Please print exactly the lines below, from the start of the material up to and including the line with "15.16, 18.55, 22.75];", but none of the pictures.
[Provided material start]
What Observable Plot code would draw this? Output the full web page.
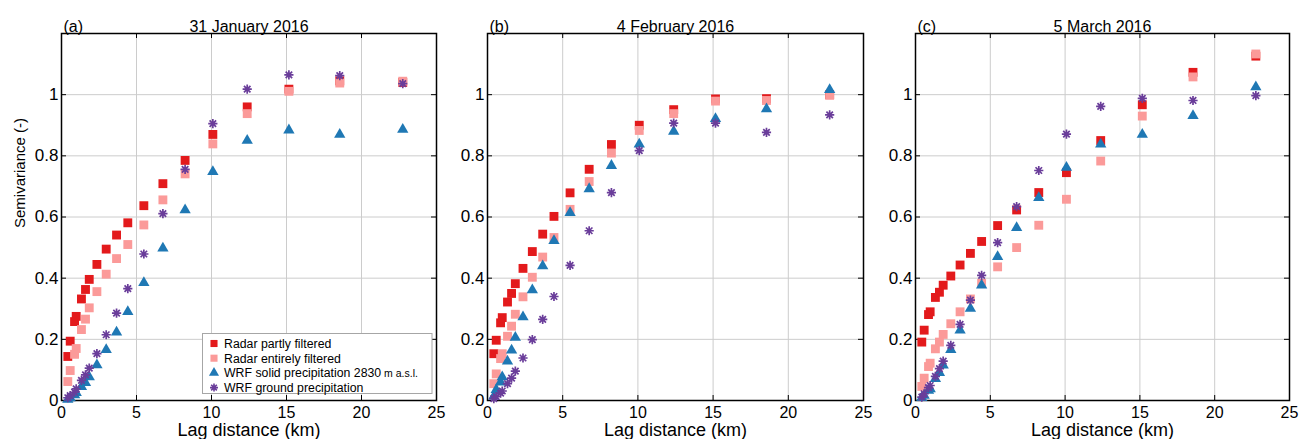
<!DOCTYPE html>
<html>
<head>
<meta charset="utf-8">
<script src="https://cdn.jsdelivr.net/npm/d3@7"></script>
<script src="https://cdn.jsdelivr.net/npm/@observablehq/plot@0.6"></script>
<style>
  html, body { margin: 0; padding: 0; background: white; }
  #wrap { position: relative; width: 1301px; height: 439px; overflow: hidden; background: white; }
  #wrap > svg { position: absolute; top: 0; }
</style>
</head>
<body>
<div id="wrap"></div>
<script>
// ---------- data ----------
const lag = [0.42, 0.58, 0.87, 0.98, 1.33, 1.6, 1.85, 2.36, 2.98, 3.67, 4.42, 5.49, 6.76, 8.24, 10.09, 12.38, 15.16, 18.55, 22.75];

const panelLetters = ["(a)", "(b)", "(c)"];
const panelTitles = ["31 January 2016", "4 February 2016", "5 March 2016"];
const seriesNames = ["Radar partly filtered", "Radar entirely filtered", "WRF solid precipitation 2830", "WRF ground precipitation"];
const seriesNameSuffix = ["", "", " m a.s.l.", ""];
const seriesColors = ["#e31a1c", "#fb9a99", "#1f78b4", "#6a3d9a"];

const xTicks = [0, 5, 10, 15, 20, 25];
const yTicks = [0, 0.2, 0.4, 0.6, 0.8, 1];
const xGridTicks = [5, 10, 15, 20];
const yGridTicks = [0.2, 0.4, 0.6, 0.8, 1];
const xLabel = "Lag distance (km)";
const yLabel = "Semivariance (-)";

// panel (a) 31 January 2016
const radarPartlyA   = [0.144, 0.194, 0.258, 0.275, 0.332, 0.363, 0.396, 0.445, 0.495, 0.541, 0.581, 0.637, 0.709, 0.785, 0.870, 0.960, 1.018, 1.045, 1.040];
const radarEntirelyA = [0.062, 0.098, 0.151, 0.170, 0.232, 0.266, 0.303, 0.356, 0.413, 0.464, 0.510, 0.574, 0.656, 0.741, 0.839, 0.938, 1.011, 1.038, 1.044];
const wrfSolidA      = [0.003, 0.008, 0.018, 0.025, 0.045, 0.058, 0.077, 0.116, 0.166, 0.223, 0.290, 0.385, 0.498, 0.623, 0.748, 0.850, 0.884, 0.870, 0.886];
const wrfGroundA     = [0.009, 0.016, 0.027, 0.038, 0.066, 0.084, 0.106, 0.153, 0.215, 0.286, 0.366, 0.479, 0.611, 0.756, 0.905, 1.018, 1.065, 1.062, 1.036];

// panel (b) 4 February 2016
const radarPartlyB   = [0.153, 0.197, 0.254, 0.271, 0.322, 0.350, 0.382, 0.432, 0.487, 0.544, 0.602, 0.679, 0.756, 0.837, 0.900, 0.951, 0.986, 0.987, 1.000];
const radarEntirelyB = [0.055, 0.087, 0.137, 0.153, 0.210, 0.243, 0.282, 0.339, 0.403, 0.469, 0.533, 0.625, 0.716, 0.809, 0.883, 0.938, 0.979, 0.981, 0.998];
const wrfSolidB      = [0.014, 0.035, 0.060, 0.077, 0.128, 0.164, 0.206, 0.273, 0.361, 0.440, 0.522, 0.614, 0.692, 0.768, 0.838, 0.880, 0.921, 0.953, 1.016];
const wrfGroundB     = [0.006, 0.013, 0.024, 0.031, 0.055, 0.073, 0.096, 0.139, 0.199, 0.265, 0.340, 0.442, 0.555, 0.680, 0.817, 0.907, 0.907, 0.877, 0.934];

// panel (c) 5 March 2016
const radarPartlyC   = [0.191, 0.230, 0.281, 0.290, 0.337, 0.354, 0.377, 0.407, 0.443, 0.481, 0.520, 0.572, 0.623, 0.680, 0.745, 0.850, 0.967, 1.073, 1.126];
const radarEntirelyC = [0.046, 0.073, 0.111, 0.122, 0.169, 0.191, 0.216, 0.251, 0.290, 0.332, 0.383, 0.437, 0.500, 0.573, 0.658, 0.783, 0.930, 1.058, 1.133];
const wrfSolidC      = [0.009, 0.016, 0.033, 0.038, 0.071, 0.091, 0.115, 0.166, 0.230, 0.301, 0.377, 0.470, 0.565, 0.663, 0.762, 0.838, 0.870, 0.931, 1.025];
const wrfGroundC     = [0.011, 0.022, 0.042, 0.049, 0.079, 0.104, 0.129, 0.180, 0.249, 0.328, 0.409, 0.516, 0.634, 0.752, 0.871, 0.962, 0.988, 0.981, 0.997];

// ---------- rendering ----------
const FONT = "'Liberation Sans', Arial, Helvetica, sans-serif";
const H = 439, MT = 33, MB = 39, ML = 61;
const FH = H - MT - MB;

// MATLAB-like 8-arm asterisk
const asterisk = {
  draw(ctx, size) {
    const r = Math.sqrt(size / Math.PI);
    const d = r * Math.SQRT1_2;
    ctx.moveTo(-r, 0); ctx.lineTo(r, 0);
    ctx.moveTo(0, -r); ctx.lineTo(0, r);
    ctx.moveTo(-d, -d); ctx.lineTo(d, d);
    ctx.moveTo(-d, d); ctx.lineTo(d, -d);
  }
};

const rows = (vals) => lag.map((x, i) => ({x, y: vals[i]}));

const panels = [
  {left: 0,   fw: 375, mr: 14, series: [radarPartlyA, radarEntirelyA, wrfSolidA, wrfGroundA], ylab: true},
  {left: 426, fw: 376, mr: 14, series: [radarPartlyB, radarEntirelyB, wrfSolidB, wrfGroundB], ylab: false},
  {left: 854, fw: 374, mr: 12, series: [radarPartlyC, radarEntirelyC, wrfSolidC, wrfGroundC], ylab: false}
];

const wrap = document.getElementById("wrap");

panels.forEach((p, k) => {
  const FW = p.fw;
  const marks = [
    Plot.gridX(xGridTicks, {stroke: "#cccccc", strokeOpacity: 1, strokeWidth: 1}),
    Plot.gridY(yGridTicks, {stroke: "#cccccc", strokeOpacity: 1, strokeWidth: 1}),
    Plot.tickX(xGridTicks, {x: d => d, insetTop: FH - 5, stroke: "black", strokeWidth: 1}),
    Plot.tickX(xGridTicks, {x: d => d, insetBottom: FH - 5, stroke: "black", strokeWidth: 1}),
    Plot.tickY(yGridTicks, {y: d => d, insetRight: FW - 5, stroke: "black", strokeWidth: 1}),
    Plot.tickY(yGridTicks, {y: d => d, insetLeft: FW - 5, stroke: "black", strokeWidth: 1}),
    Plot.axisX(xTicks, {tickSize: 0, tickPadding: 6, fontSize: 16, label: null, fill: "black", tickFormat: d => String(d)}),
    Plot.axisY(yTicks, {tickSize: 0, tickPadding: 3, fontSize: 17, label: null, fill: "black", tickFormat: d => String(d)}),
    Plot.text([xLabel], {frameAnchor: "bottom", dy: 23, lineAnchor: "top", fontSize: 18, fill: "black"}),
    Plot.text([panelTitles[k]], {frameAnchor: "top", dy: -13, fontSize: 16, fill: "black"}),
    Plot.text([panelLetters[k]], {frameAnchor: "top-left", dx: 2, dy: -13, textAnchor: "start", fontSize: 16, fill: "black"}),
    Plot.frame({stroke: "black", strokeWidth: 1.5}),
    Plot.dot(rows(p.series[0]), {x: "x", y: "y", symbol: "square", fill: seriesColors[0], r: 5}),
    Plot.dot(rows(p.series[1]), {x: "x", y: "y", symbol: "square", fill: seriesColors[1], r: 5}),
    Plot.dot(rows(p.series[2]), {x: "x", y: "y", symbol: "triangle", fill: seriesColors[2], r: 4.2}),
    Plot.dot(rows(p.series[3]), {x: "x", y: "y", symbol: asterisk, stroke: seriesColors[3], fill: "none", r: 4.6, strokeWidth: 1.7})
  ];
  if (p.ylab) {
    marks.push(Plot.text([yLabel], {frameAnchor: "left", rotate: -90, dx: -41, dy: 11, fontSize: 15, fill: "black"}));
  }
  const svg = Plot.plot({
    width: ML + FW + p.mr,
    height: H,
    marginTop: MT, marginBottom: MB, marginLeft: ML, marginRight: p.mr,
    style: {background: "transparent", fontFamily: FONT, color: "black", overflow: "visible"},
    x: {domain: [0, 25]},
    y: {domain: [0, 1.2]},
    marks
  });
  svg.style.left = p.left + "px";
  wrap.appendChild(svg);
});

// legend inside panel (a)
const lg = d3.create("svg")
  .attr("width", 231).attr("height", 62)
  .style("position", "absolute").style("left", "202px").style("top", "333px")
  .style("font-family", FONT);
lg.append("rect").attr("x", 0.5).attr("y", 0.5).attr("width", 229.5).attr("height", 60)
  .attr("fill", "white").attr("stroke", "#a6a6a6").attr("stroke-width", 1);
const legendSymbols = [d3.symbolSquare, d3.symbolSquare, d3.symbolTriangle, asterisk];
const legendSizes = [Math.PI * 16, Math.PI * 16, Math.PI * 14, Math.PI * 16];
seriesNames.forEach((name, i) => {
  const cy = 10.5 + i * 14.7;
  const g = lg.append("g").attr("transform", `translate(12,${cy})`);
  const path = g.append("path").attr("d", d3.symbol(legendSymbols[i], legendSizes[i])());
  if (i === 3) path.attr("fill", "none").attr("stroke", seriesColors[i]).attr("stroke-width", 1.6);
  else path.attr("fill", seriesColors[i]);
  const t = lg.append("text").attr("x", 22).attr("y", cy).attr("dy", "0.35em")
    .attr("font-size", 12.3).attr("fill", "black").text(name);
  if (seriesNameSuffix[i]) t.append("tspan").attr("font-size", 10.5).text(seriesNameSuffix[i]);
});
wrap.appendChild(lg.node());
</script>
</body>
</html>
[Provided material end]
• _Task output_
What Observable Plot code would draw this? Output the full web page.
<!DOCTYPE html>
<html>
<head>
<meta charset="utf-8">
<script src="https://cdn.jsdelivr.net/npm/d3@7"></script>
<script src="https://cdn.jsdelivr.net/npm/@observablehq/plot@0.6"></script>
<style>
  html, body { margin: 0; padding: 0; background: white; }
  #wrap { position: relative; width: 1301px; height: 439px; overflow: hidden; background: white; }
  #wrap > svg { position: absolute; top: 0; }
</style>
</head>
<body>
<div id="wrap"></div>
<script>
// ---------- data ----------
const lag = [0.42, 0.58, 0.87, 0.98, 1.33, 1.6, 1.85, 2.36, 2.98, 3.67, 4.42, 5.49, 6.76, 8.24, 10.09, 12.38, 15.16, 18.55, 22.75];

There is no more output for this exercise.